$|-2x|> \frac{-x}{2} -3$
This inequality isn't from a textbook, I made it out because I felt like there must be some cases when the methods I learnt in class won't work.
These are the methods I used and that I only know:
First method
- $-2x>\frac{-x}{2}-3$→ $x<2$
- $-(-2x)>\frac{-x}{2}-3$→ $x>-1.2$
Answer: $-1.2<x<2$
And after checking by substituting any number smaller than $2$ or bigger than $-1.2$, I get correct answers.
Second method
- $(|-2x|)^2 > (\frac{-x}{2}-3)^2$
Answer: $-1.2<x<2$
But this answer is wrong because looking at the graph I can see that the absolute value function is always above the straight line.
The answers I get are true if the straight line had an absolute value sign too or because of the parts under the x-axis of functions $-2x$ and $-(-2x)$ that no longer exist because of the absolute value sign.
So how can I solve this inequality without drawing? And how does I know that the answers I get are wrong or incomplete when solving anything similar?
Best Answer
Here is how I would solve this problem: $$ |-2x|=|2x|>-\frac{x}{2}-3 \, . $$ If $x\geq0$, then the inequality becomes $$ 2x>-\frac{x}{2}-3 \\ \frac{5}{2}x>-3 \\ x > -\frac{6}{5} \, . $$ However, it is only true that $2x>-\frac{x}{2}-3$ when $x\geq0$. Hence, not all of the solutions we have found are valid. We are left with $x\geq0$.

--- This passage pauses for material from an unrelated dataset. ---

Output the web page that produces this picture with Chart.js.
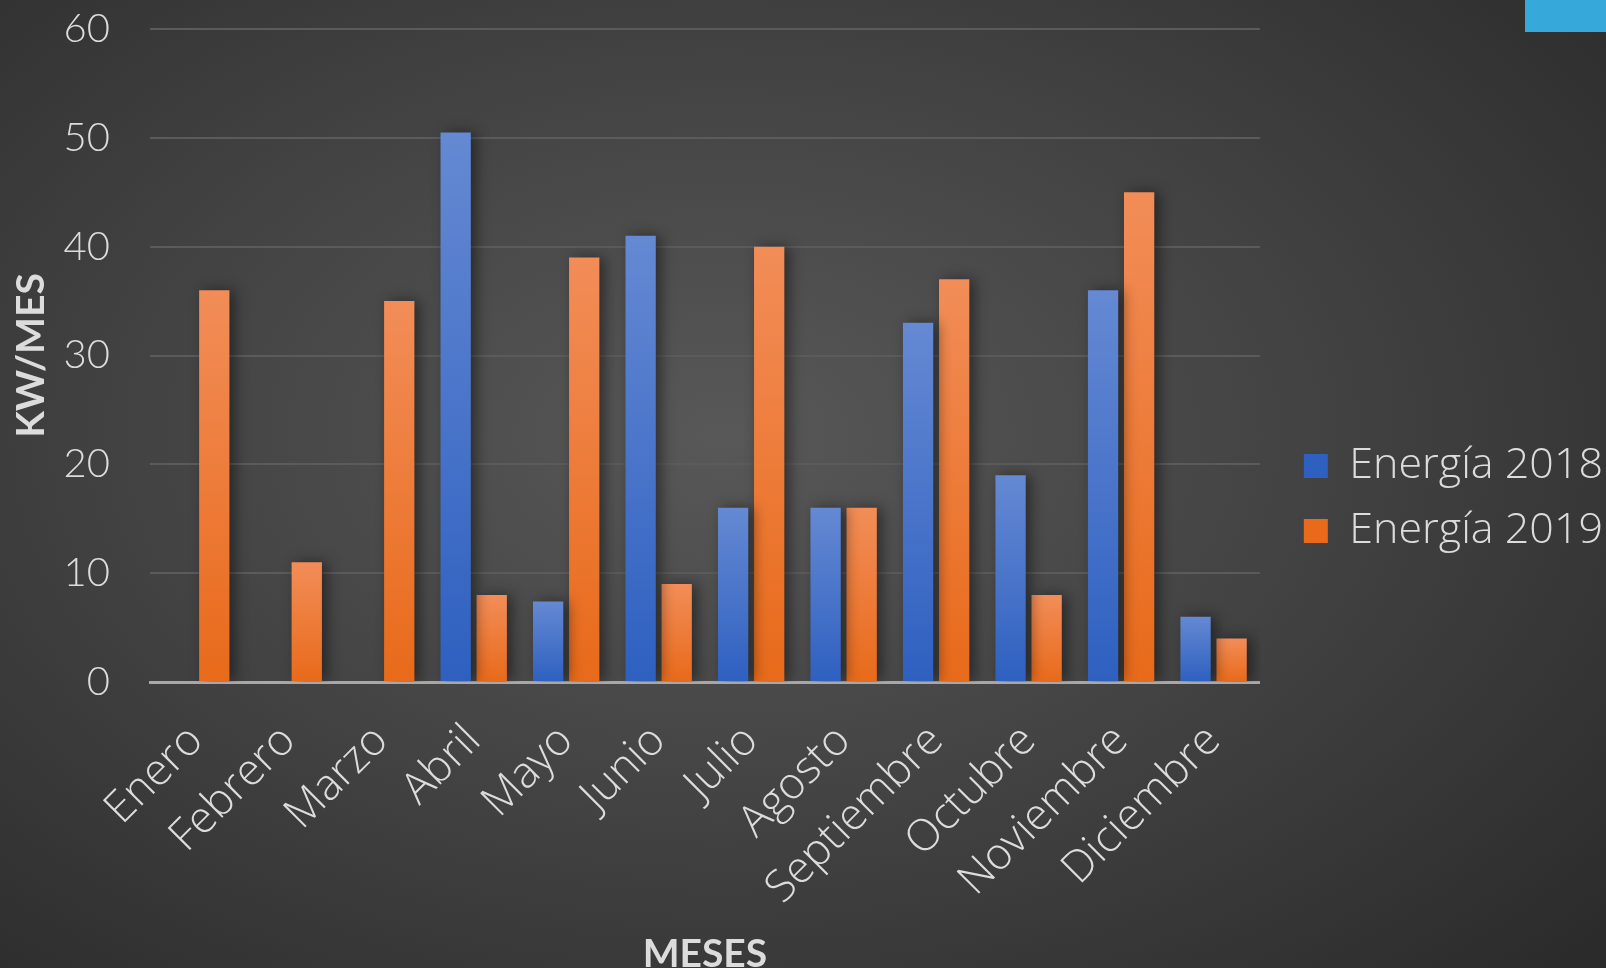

If $x<0$, the inequality becomes $$ -2x>-\frac{x}{2}-3 \\ 2x < \frac{x}{2}+3 \\ \frac{3}{2}x<3 \\ x<2 \, . $$ The condition that $x<0$ and $x<2$ is equivalent to the condition that $x<0$—if a number is smaller than $0$, it is certainly smaller than $2$. Putting the two solutions together, we find that this is true for all values of $x$. Because of the difficulty of splitting the problem up into different cases, I think it is easier to solve this equation graphically than algebraically.